How Alternators Make Electricity

That lump with a pulley at the end is an alternator. Look important?. Zach Zupancic/Flickr

Technically speaking, an alternator converts mechanical energy into electrical energy through a process known as alternating current. Alternators are electrical generators; what gives an engine its spark, the headlights their light, and the heater its power while the vehicles moving down the road.

Although many people assume the battery powers all those things, the truth is that the battery only does one thing: start the engine or operate electronics when the ignition is off — for a limited time; once the engine fires, the alternator takes over and provides juice for everything.

An engine runs on air, fuel, and spark. While the battery supplies the electricity needed for that initial spark, it only has enough power to get the car a few miles down the road, and that's where the alternator comes in — it continually charges the car battery while in motion while simultaneously operating all the electronic components of the vehicle. This means that while the voltage of most car batteries is 12 volts, an alternator will typically output anywhere between 13 and a half and 15 volts of electricity.

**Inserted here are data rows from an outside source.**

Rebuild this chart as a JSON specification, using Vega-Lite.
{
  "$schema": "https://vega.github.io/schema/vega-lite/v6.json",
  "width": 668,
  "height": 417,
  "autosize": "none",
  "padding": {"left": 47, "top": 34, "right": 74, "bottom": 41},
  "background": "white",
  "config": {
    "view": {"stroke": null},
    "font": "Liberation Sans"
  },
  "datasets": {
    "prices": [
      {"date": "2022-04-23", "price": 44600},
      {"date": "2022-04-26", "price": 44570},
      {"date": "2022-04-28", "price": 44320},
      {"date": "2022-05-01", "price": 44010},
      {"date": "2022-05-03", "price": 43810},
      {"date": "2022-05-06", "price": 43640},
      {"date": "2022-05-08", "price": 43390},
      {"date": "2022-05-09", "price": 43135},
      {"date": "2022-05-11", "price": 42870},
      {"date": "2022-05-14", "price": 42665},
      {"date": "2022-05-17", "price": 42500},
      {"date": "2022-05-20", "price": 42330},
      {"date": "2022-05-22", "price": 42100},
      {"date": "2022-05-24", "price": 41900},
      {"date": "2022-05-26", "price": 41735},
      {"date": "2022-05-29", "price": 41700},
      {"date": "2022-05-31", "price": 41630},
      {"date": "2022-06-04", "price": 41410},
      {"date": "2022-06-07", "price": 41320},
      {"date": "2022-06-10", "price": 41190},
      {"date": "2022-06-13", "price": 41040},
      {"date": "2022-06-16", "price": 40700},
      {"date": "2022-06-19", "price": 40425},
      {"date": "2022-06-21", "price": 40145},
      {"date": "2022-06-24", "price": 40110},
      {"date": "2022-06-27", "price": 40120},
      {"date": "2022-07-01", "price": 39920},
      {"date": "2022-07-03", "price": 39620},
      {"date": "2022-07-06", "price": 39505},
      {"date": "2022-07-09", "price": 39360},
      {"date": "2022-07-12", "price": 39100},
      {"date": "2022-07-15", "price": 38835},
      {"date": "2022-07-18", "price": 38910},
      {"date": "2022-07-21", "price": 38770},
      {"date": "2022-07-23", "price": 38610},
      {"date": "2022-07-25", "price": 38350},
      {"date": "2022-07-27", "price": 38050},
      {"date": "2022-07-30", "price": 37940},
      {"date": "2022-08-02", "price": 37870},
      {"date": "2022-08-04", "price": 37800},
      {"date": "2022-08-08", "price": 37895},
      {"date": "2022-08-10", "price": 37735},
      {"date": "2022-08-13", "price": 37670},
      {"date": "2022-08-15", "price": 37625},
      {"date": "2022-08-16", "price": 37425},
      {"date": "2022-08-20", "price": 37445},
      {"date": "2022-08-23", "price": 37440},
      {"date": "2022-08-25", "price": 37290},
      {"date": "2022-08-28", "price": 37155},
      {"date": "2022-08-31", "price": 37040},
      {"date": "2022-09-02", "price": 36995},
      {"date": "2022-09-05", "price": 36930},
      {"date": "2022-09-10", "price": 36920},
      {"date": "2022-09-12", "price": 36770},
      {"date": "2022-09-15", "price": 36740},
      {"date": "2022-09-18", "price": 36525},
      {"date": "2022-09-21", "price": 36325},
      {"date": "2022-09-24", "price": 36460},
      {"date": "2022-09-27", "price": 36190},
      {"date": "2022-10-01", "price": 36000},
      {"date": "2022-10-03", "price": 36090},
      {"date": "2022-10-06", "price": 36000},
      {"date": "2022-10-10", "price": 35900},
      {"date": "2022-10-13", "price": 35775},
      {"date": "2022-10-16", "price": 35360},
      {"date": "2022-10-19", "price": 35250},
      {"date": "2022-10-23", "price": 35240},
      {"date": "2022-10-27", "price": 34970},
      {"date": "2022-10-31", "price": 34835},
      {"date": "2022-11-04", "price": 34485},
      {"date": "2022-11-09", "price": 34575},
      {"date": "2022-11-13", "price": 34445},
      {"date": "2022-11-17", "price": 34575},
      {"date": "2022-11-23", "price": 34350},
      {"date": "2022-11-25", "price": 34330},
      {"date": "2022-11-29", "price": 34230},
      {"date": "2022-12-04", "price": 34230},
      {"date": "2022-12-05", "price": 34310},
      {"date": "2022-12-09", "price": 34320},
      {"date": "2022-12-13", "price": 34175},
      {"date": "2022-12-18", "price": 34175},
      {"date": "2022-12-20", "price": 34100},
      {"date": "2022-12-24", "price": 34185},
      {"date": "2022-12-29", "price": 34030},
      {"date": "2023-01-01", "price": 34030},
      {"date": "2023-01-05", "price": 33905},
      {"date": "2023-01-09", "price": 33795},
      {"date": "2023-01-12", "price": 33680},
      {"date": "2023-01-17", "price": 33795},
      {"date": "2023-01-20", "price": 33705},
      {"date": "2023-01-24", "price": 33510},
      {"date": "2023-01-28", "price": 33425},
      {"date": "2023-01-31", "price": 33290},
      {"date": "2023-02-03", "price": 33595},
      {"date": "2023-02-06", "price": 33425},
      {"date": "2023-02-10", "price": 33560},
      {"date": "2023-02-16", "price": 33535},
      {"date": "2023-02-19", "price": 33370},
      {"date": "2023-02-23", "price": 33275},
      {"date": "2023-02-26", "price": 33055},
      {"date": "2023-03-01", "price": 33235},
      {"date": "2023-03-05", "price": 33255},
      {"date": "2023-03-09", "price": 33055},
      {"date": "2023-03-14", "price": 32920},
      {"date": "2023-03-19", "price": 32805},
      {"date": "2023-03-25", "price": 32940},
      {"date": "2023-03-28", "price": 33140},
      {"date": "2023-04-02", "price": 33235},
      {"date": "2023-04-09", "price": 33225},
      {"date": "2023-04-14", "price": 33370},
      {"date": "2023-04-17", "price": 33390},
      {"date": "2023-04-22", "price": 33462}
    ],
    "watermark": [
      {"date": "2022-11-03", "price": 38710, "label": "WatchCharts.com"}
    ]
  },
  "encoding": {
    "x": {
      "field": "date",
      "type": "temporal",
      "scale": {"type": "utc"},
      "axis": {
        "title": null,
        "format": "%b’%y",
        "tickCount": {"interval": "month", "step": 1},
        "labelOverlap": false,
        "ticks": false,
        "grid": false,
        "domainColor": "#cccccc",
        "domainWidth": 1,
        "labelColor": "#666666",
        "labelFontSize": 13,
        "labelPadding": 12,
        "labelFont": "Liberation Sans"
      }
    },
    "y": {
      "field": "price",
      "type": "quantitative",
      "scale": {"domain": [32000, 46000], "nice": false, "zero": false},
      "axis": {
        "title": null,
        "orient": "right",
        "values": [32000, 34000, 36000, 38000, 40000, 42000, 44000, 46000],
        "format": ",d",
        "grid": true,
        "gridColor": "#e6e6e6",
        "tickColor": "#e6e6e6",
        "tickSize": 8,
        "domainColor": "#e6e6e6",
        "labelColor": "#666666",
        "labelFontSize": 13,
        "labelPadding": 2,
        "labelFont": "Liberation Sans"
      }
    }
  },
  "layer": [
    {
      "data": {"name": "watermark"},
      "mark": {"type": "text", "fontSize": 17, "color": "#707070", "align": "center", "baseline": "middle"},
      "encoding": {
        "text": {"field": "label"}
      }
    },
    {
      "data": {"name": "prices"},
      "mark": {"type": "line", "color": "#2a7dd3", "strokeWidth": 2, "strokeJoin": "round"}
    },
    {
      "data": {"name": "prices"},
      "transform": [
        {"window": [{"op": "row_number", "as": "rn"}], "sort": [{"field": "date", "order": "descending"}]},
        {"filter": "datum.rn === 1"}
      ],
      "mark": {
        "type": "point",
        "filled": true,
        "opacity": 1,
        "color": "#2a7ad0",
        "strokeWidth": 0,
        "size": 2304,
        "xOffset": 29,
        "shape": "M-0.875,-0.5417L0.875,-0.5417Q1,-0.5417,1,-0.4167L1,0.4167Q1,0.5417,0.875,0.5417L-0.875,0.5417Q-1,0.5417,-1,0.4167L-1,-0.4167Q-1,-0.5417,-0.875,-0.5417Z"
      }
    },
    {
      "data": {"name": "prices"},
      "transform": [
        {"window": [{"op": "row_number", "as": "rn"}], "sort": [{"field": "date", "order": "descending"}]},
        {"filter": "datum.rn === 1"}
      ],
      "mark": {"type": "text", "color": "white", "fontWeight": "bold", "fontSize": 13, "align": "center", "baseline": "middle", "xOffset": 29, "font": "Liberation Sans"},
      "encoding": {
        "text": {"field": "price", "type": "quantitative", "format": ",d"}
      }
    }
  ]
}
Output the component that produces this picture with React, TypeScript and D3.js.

How Alternators Work to Make Electricity

The alternator has three main components and a voltage regulator: The Stator, Rotor, and Diode. When the alternator belt or V-belt spins the pulley on the alternator, the rotor inside the alternator spins fast. The rotor is basically a magnet or group of magnets that spin, with all that speed, inside a nest of copper wires, which are called the stator.

This spinning of magnets at incredibly fast speeds along copper wires creates electricity through a process of electromagnetism harness conducted through the copper wires to the diode, which changes the electricity from AC to DC current that the car battery can use. 

The next step happens within the voltage regulator — a built-in component on modern alternators — which is basically a gatekeeper that will shut off the flow of power to the battery if the voltage goes above a certain level, usually 14 and a half volts, which keeps the battery from getting overcharged and cooked.

As the car battery is drained, current is allowed to flow back into it from the alternator and the cycle goes on and on.

Signs of a Bad Alternator

When a car alternator is going bad, drivers will notice a reduced capacity for electrical use, often resulting in things like dim headlights. But these clues won't last long, because a partially charged battery usually has enough power to operate things like headlights and power windows, but will fail the next time you try to start the vehicle.

There is also usually a dash board light, also known as the battery light because it's often shaped like a little battery, that will alert drivers to an alternator that is not providing enough charge to keep the system up. Concerned car owners can also check the charging system, or take the car to a mechanic if they are experiencing any sort of electrical issue.